Drive along any stretch of highway and you’ll see widespread advertising by billboard attorneys encouraging consumers to hire a lawyer to settle an auto accident claim. But this leads to higher costs of auto insurance across the U.S., according to the majority of respondents in a new report from the Insurance Research Council (IRC), an affiliate of The Institutes.

The IRC report, “Public Opinions on Attorney Involvement in Claims”, examined consumer opinions on attorney advertising and its perceived impact on the cost of auto insurance and legal behavior.

The 2024 survey showed 60 percent of respondents indicated attorney advertising increases the number of auto claims (up from 55 percent in the 2021 IRC survey). Additionally, 52 percent of respondents feel that attorney advertising increases the cost of their auto insurance (up from 45 percent in 2021).

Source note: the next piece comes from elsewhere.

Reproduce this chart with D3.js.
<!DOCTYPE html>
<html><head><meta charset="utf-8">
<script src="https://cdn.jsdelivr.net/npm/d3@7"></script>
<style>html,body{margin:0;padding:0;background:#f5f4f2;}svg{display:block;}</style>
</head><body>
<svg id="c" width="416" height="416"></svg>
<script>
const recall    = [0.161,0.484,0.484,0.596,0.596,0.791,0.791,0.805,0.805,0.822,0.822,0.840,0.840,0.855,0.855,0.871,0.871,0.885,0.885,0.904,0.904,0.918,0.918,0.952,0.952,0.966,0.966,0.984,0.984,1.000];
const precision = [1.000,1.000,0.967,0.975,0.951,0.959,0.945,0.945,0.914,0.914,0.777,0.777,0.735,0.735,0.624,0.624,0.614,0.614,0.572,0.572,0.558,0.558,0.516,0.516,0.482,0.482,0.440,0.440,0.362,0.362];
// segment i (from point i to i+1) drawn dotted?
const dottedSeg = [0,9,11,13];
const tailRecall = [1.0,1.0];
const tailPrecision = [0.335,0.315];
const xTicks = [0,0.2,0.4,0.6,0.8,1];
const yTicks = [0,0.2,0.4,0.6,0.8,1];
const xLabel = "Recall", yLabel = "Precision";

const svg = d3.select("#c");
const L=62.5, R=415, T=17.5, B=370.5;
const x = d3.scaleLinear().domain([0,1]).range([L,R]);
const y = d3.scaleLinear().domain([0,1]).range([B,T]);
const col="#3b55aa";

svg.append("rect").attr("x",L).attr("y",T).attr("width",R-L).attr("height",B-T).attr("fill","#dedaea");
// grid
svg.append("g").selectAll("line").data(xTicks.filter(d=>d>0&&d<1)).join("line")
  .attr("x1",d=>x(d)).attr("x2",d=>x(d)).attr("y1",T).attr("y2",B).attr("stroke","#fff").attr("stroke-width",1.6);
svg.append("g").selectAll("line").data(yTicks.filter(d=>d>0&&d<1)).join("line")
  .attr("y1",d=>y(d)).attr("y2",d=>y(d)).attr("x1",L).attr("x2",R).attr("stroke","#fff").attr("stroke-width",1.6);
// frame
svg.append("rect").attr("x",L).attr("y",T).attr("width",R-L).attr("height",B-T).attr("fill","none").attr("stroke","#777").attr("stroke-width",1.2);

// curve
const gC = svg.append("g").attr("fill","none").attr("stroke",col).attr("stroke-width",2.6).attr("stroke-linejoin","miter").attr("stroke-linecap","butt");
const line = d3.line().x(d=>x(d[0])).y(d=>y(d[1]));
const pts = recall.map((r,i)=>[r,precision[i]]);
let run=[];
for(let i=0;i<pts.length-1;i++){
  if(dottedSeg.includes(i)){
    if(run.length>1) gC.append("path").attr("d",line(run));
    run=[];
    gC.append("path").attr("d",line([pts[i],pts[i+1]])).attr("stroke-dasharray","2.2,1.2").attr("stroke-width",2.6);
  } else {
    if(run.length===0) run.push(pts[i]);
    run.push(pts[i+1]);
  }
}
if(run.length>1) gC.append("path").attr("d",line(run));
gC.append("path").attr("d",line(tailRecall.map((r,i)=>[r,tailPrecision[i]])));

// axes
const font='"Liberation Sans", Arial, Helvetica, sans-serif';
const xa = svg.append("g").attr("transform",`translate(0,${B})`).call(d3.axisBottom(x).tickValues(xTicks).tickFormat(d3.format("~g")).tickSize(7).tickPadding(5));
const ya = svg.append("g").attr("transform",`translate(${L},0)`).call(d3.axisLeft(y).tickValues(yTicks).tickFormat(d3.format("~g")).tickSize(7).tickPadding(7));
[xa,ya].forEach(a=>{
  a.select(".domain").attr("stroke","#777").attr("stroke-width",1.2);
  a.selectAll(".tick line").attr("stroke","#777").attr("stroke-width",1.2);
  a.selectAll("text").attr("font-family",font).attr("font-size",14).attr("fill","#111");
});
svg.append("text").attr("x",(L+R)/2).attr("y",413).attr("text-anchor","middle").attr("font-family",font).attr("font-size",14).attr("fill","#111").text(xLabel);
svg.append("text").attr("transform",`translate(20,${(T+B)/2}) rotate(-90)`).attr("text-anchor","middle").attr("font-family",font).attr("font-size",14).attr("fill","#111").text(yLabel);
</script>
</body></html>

“Attorney advertising is a significant part of the legal landscape, particularly in auto injury insurance claims,” said Dale Porfilio, FCAS, MAAA, president of IRC and chief insurance officer at the Insurance Information Institute (Triple-I).

“Most respondents believe that attorney advertising increases auto insurance costs by encouraging more legal involvement, which leads to higher claim settlements and legal expenses,” Porfilio added.

Nearly 90 percent of respondents reported seeing attorney advertising in the past year, up 8 percentage points from 2021.

Almost half of those surveyed reported seeing an increase in the amount of attorney advertising.

Notably, those with recent claim experience were most likely to report an increase in attorney advertising (62 percent of respondents) compared with 42 percent of those who had not filed a claim in the last three years.

The most frequently reported type of legal ad, by a large margin, targeted injuries from auto accidents. Almost two-thirds (63 percent) of respondents who mentioned seeing or hearing attorney advertisements cited this type.

“The survey also showed there has been a significant increase in awareness and understanding of third-party litigation financing (TPLF) since the IRC first posed the question in 2016,” Porfilio said. More importantly, the survey showed very strong support for transparency when outside investors are involved in litigation, with only 4 percent opposed.